What risks are associated with running the digital euro on public blockchains?

Public blockchains such as Ethereum and Solana provide transparency, speed, and broad accessibility. Yet they also present risks that worry policymakers. Every transaction is visible, which may raise privacy issues for individuals and businesses. Security vulnerabilities in decentralized platforms could also expose the digital euro to cyber threats. Moreover, governance remains a challenge, as the EU would not fully control the underlying blockchain infrastructure. While the benefits include global reach and efficiency, these risks require careful assessment before a final decision. The ECB is studying both centralized and decentralized designs to address these concerns.

How does China’s approach to yuan-backed stablecoins compare with Europe’s digital euro plans?
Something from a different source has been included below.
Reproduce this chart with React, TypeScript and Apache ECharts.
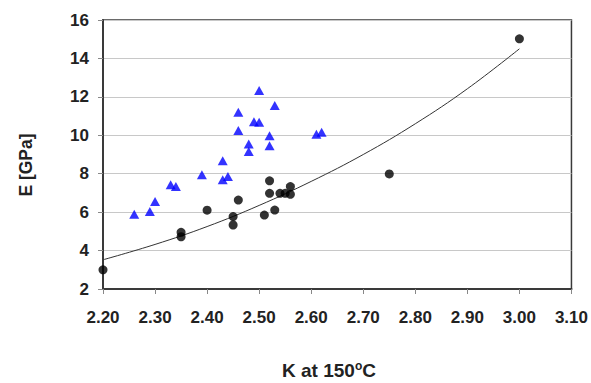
import React, { useEffect, useRef } from "react";
import * as echarts from "echarts";

const circleX = [2.20, 2.35, 2.35, 2.40, 2.46, 2.45, 2.45, 2.51, 2.52, 2.52, 2.53, 2.54, 2.55, 2.56, 2.56, 2.75, 3.00];
const circleY = [3.0, 4.95, 4.72, 6.1, 6.63, 5.77, 5.33, 5.85, 7.63, 6.98, 6.11, 6.98, 6.98, 7.33, 6.93, 7.99, 15.02];

const triX = [2.50, 2.53, 2.46, 2.49, 2.50, 2.46, 2.52, 2.52, 2.48, 2.48, 2.61, 2.62, 2.43, 2.44, 2.43, 2.39, 2.33, 2.34, 2.30, 2.29, 2.26];
const triY = [12.33, 11.55, 11.2, 10.71, 10.68, 10.25, 9.97, 9.45, 9.55, 9.15, 10.06, 10.16, 8.67, 7.85, 7.68, 7.94, 7.42, 7.33, 6.55, 6.03, 5.89];

const trendX = [2.20, 2.30, 2.40, 2.50, 2.60, 2.70, 2.80, 2.90, 3.00];
const trendY = [3.52, 4.32, 5.25, 6.35, 7.6, 9.0, 10.6, 12.42, 14.5];

const yTicks = [2, 4, 6, 8, 10, 12, 14, 16];
const xTickLabels = ["2.20", "2.30", "2.40", "2.50", "2.60", "2.70", "2.80", "2.90", "3.00", "3.10"];

const FONT = 'Arial, "Liberation Sans", sans-serif';

export default function App() {
  const ref = useRef<HTMLDivElement>(null);
  useEffect(() => {
    if (!ref.current) return;
    const chart = echarts.init(ref.current, undefined, { renderer: "svg" });
    const zip = (xs: number[], ys: number[]) => xs.map((x, i) => [x, ys[i]]);
    chart.setOption({
      animation: false,
      backgroundColor: "#ffffff",
      grid: {
        left: 103,
        top: 20,
        width: 470,
        height: 269,
        show: true,
        borderColor: "#3a3a3a",
        borderWidth: 1.5,
        backgroundColor: "transparent",
      },
      xAxis: {
        type: "value",
        min: 2.2,
        max: 3.1,
        interval: 0.1,
        axisLine: { show: true, onZero: false, lineStyle: { color: "#3a3a3a", width: 2 } },
        axisTick: { show: true, inside: false, length: 5, lineStyle: { color: "#888" } },
        splitLine: { show: false },
        axisLabel: {
          margin: 20,
          fontSize: 17,
          fontWeight: "bold",
          fontFamily: FONT,
          color: "#222",
          formatter: (v: number) => {
            const idx = Math.round((v - 2.2) / 0.1);
            return xTickLabels[idx] ?? v.toFixed(2);
          },
        },
      },
      yAxis: {
        type: "value",
        min: yTicks[0],
        max: yTicks[yTicks.length - 1],
        interval: 2,
        axisLine: { show: true, onZero: false, lineStyle: { color: "#3a3a3a", width: 2 } },
        axisTick: { show: true, inside: false, length: 5, lineStyle: { color: "#888" } },
        splitLine: { show: true, lineStyle: { color: "#c8c8c8", width: 1 } },
        axisLabel: {
          margin: 14,
          fontSize: 17,
          fontWeight: "bold",
          fontFamily: FONT,
          color: "#222",
        },
      },
      series: [
        {
          type: "line",
          data: zip(trendX, trendY),
          smooth: 0.4,
          showSymbol: false,
          symbol: "none",
          lineStyle: { color: "#333", width: 1 },
          z: 2,
        },
        {
          type: "scatter",
          data: zip(triX, triY),
          symbol: "triangle",
          symbolSize: [10, 9],
          itemStyle: { color: "#0000ff" },
          z: 3,
        },
        {
          type: "scatter",
          data: zip(circleX, circleY),
          symbol: "circle",
          symbolSize: 9,
          itemStyle: { color: "#000000" },
          z: 4,
        },
      ],
      graphic: [
        {
          type: "text",
          x: 26,
          y: 165,
          rotation: Math.PI / 2,
          style: {
            text: "E [GPa]",
            fontSize: 17.5,
            fontWeight: "bold",
            fontFamily: FONT,
            fill: "#222",
            align: "center",
            verticalAlign: "middle",
          },
        },
        {
          type: "text",
          x: 329,
          y: 371,
          style: {
            text: "{b|K at 150}{s|o}{b|C}",
            align: "center",
            verticalAlign: "middle",
            fill: "#222",
            rich: {
              b: { fontSize: 19, fontWeight: "bold", fontFamily: FONT, fill: "#222", lineHeight: 18, verticalAlign: "bottom" },
              s: { fontSize: 12, fontWeight: "bold", fontFamily: FONT, fill: "#222", lineHeight: 10, padding: [0, 0, 8, 0], verticalAlign: "bottom" },
            },
          },
        },
      ],
    });
    return () => chart.dispose();
  }, []);
  return (
    <div
      ref={ref}
      style={{ position: "fixed", left: 0, top: 0, width: 591, height: 383, background: "#fff" }}
    />
  );
}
China is considering approving yuan-backed stablecoins to increase the international use of its currency. This mirrors Europe’s effort to strengthen the euro through a central bank digital version. Both strategies respond to the overwhelming dominance of dollar-backed stablecoins, which hold nearly total market share. By launching state-supported digital currencies, China and Europe hope to ensure monetary sovereignty in the digital era. The approaches differ in execution, but the motivations are aligned. Both regions want to prevent dependence on dollar-linked assets and expand the global role of their own currencies.